-- WHAT IS ASKED --
Nothing after the line with "plt.rcParams['font.family'] = ['Liberation" belongs in the copy; extract the lines below from the top through that line, pictures left out.

-- SOURCE EXCERPT --

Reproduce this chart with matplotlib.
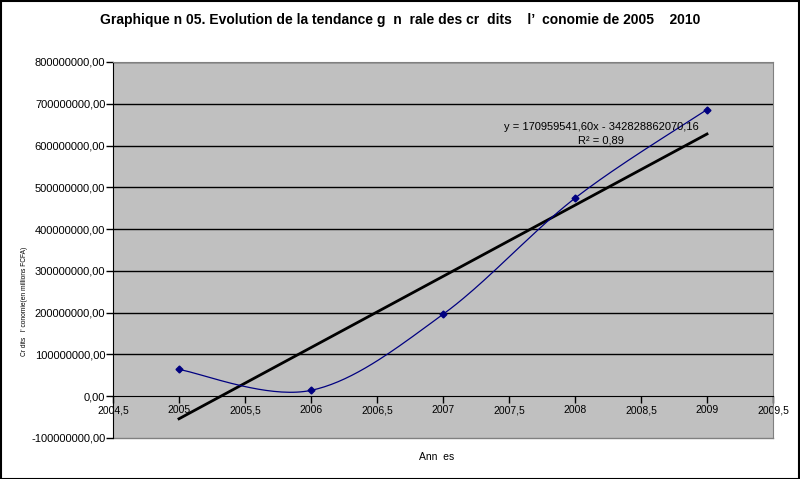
import numpy as np
import matplotlib
matplotlib.use("Agg")
import matplotlib.pyplot as plt
from matplotlib.patches import Rectangle

plt.rcParams['font.family'] = ['Liberation Sans', 'DejaVu Sans']

years = [2005, 2006, 2007, 2008, 2009]
credits = [64e6, 14e6, 196e6, 474e6, 686e6]
yticks = [-100e6, 0, 100e6, 200e6, 300e6, 400e6, 500e6, 600e6, 700e6, 800e6]
xticks = [2004.5, 2005, 2005.5, 2006, 2006.5, 2007, 2007.5, 2008, 2008.5, 2009, 2009.5]
title = "Graphique n 05. Evolution de la tendance g  n  rale des cr  dits    l’  conomie de 2005    2010"
xlabel = "Ann  es"
ylabel = "Cr dits   l' conomie(en millions FCFA)"
eq_text = "y = 170959541,60x - 342828862070,16"
r2_text = "R² = 0,89"


def fmt_num(v):
    return f"{v:.2f}".replace(".", ",")


def fmt_x(v):
    if float(v).is_integer():
        return str(int(v))
    return f"{v:.1f}".replace(".", ",")


def smooth(xs, ys, n=40):
    P = np.column_stack([xs, ys]).astype(float)
    m = len(P)
    out = []
    for i in range(m - 1):
        p0 = P[max(i - 1, 0)]
        p1 = P[i]
        p2 = P[i + 1]
        p3 = P[min(i + 2, m - 1)]
        c1 = p1 + (p2 - p0) / 6.0
        c2 = p2 - (p3 - p1) / 6.0
        t = np.linspace(0, 1, n)[:, None]
        seg = ((1 - t) ** 3) * p1 + 3 * ((1 - t) ** 2) * t * c1 + 3 * (1 - t) * t ** 2 * c2 + t ** 3 * p2
        out.append(seg if i == 0 else seg[1:])
    out = np.vstack(out)
    return out[:, 0], out[:, 1]


fig = plt.figure(figsize=(8, 4.79), dpi=100)
fig.patch.set_facecolor('white')
fig.patches.append(Rectangle((0.001, 0.001), 0.998, 0.997, transform=fig.transFigure,
                             fill=False, edgecolor='black', linewidth=1.5))

ax = fig.add_axes([0.14125, 0.0856, 0.825, 0.785])
ax.set_facecolor('#C0C0C0')
ax.set_xlim(2004.5, 2009.5)
ax.set_ylim(-100e6, 800e6)

for y in yticks[2:]:
    ax.axhline(y, color='black', linewidth=1.0, zorder=1)

sx, sy = smooth(years, credits)
ax.plot(sx, sy, color='#000080', linewidth=0.9, zorder=3)
ax.plot(years, credits, linestyle='none', marker='D', markersize=3.5,
        color='#000080', zorder=4)

coef = np.polyfit(years, credits, 1)
tx = np.array([years[0], years[-1]])
ax.plot(tx, np.polyval(coef, tx), color='black', linewidth=2.0, zorder=2)

ax.text(2008.2, 644e6, eq_text, ha='center', va='center', fontsize=8)
ax.text(2008.2, 611e6, r2_text, ha='center', va='center', fontsize=8)

ax.spines['left'].set_color('black')
ax.spines['bottom'].set_position(('data', 0))
ax.spines['bottom'].set_color('black')
ax.spines['top'].set_color('#808080')
ax.spines['right'].set_color('#808080')
ax.plot([2004.5, 2009.5], [-100e6, -100e6], color='#808080', linewidth=1, clip_on=False, zorder=0)

ax.set_yticks(yticks)
ax.set_yticklabels([fmt_num(v) for v in yticks], fontsize=8)
ax.set_xticks(xticks)
ax.set_xticklabels([fmt_x(v) for v in xticks], fontsize=7.5)
ax.tick_params(axis='y', direction='out', length=5, width=1, pad=0.5)
ax.tick_params(axis='x', direction='out', length=5, width=1, pad=1.5)

fig.text(0.5, 0.958, title, ha='center', va='center', fontsize=10, fontweight='bold')
fig.text(0.546, 0.046, xlabel, ha='center', va='center', fontsize=7.5)
fig.text(0.031, 0.37, ylabel, ha='center', va='center', fontsize=4.8, rotation=90)

fig.savefig('out.png', dpi=100)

-- FINISHED EXERCISE --
Reproduce this chart with matplotlib.
import numpy as np
import matplotlib
matplotlib.use("Agg")
import matplotlib.pyplot as plt
from matplotlib.patches import Rectangle

plt.rcParams['font.family'] = ['Liberation Sans', 'DejaVu Sans']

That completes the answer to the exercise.